Shortly after Barack Obama’s inauguration, rumors began spreading in the immigration-restrictionist movement that the President would attempt to accomplish the “comprehensive immigration reform” that Congress had denied his predecessor by imposing it on the country through executive order. Now he has used his claimed executive powers to announce a partial amnesty for young illegal immigrants by implementing many of the provisions of the so-called Dream Act that has been defeated repeatedly in Congress in recent years. Obamnesty permits the children of illegal immigrants between the ages of 16 and 29 who have lived in the United States for five years; have no criminal record; and are at present in school, have graduated from high school, or are military veterans in good standing with society to remain in the United States without threat of deportation, apply for work permits, and receive driver’s licenses and other documents after declaring themselves to the authorities, though without being granted permanent legal status as the Dream Act would do. This “temporary stopgap measure,” as the President described it, would “lift the shadow of deportation from these [estimated 800,000] young people,” while making immigration policy “more fair, more efficient and more just.” “They are Americans in their heart, in their minds, in every single way but one: on paper,” he added. In fact, all that can be said of them with certainty is that their spokesmen are noisy and insistent community activists in the tradition of Barack Obama himself.

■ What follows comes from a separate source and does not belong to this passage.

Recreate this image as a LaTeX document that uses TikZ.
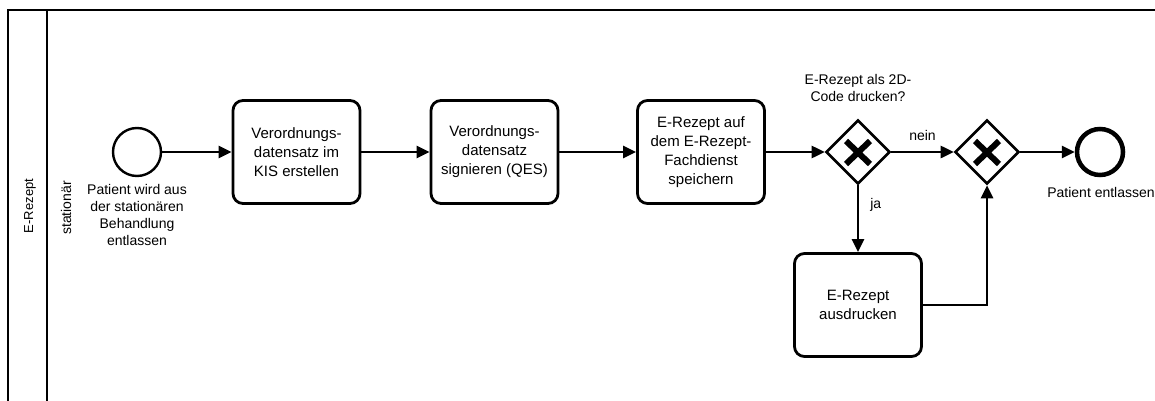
\documentclass[tikz,border=0pt]{standalone}
\usepackage{fontspec}
\setmainfont{Liberation Sans}
\usetikzlibrary{shapes.geometric,arrows.meta}
\begin{document}
\begin{tikzpicture}[x=1pt,y=-1pt,
  taskbox/.style={draw,line width=2.8pt,rounded corners=10pt,minimum width=127pt,
    minimum height=103pt,align=center,inner sep=0pt,
    font=\fontsize{15}{19}\selectfont},
  gatebox/.style={draw,diamond,line width=2.6pt,minimum width=64pt,minimum height=64pt,inner sep=0pt},
  startev/.style={draw,circle,line width=2.4pt,minimum size=48pt,inner sep=0pt},
  endev/.style={draw,circle,line width=4.5pt,minimum size=46pt,inner sep=0pt},
  lbl/.style={align=center,inner sep=0pt,font=\fontsize{14}{17}\selectfont},
  flow/.style={line width=2.6pt,-{Triangle[length=13pt,width=12pt]}},
  xmark/.style={line width=6pt}
]
\useasboundingbox (0,0) rectangle (1155,401);

% pool and lane frame
\draw[line width=2.4pt] (8,405) -- (8,10) -- (1160,10);
\draw[line width=2.4pt] (47,10) -- (47,405);
\node[rotate=90,inner sep=0pt,font=\fontsize{13}{15}\selectfont] (pool) at (30,206) {E-Rezept};
\node[rotate=90,inner sep=0pt,font=\fontsize{14}{17}\selectfont] (lane) at (66,208) {stationär};

% flow elements
\node[startev] (start) at (137,152) {};
\node[lbl,anchor=north] (startlbl) at (137,184) {Patient wird aus\\der stationären\\Behandlung\\entlassen};

\node[taskbox] (t1) at (296.5,152) {Verordnungs-\\datensatz im\\KIS erstellen};
\node[taskbox] (t2) at (494.5,152) {Verordnungs-\\datensatz\\signieren (QES)};
\node[taskbox] (t3) at (701,152) {E-Rezept auf\\dem E-Rezept-\\Fachdienst\\speichern};

\node[gatebox] (g1) at (858,152) {};
\draw[xmark] (846,141) -- (870,164) (870,141) -- (846,164);
\node[lbl] (q) at (858,88) {E-Rezept als 2D-\\Code drucken?};

\node[gatebox] (g2) at (987,152) {};
\draw[xmark] (975,141) -- (999,164) (999,141) -- (975,164);

\node[endev] (end) at (1100,152) {};
\node[lbl] (endlbl) at (1101,192) {Patient entlassen};

\node[taskbox] (t4) at (858,305) {E-Rezept\\ausdrucken};

% sequence flows
\draw[flow] (start) -- (t1);
\draw[flow] (t1) -- (t2);
\draw[flow] (t2) -- (t3);
\draw[flow] (t3) -- (g1.west);
\draw[flow] (g1.east) -- node[lbl,above=10pt] (nein) {nein} (g2.west);
\draw[flow] (g1.south) -- node[lbl,pos=0.3,right=11pt] (ja) {ja} (t4.north);
\draw[flow] (t4.east) -| (g2.south);
\draw[flow] (g2.east) -- (end);
\end{tikzpicture}
\end{document}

The Republican Party has responded by accusing the President of having executed an end run around Congress, and there is talk of filing suit in federal court against his order. The White House claims it is on solid legal ground. Not being a constitutional-law scholar, I recognize that my own opinion regarding the issue is relatively uninformed. My guess is, however, that the same can be said of this decision by the former professor of constitutional law in the Oval Office, no matter what encouragement he may have received from his advisors. What is certain is that Obama’s conferral of “‘rights’ out of thin air,” as Thomas Sowell has described this ploy, typifies his characteristically ad hoc approach to perennial national problems. “People,” Sowell notes, whether illegal immigrants looking for work or employers considering hiring them, “cannot plan their lives on the basis of laws that can suddenly appear, and then suddenly disappear, in less than a year. To come forward today and claim the protection of the Obama Executive Order is to declare publicly and officially that your parents entered the country illegally. How that may viewed by some later administration is anybody’s guess.”
Everyone, including the beneficiaries of the President’s political largesse, recognizes that Obamnesty comes not from the goodness of Obama’s heart but from crass political calculation arising from the Chief Executive’s need to win the Hispanic vote in November. All may be fair in love and politics. But President Obama’s resort to crude political force on so large and delicate a national issue as immigration policy represents a brutal dropping of the mask of political amity and bipartisanship that he wore during the 2008 campaign and into the first year of his presidency. War is politics by other means, as the saying goes, and Obama’s action is a declaration of war on the opposition and, hence, an admission of his own political ineptitude.
Still, President Obama may have his way in the end, even if his victory proves, in a political sense, a posthumous one. Obama’s hand was forced in part by a similar plan being developed by Sen. Marco Rubio (R-FL), who is widely considered a possible vice-presidential choice by Mitt Romney. Romney himself reacted cautiously to the President’s amnesty, taking care to criticize only its economic implications in terms of the reduced number of jobs available to legal workers. Then, after considering an appropriate response for several days, he announced to a meeting of the National Association of Latino Elected Officials that, as President, he would replace and “supersede” Obama’s order by a “long-term solution of his own”—a decision that Rubio duly approved.
The restrictionists’ 50-year-long battle against mass immigration and its social, cultural, and political consequences has already been lost. Amnesty for 800,000 (some say one million) illegal immigrants assures a subsequent explosion of chain migration that will add millions more foreigners to the U.S. population over the next few years. (Romney, in his address to NALEO, promised to remove present caps limiting the admission of spouses and minor children of permanent legal immigrants.) But, supposing even that not a single immigrant, legal or otherwise, were allowed into the country over the next quarter-century, enough have already entered to ensure that the social composition and identity of the United States have been forever changed, and that the population will have become a majority Third World nation within another generation. In this respect, Barack Obama’s executive order changes nothing. Neither would a Romney administration for the next four years, nor an indefinite series of Republican administrations after his.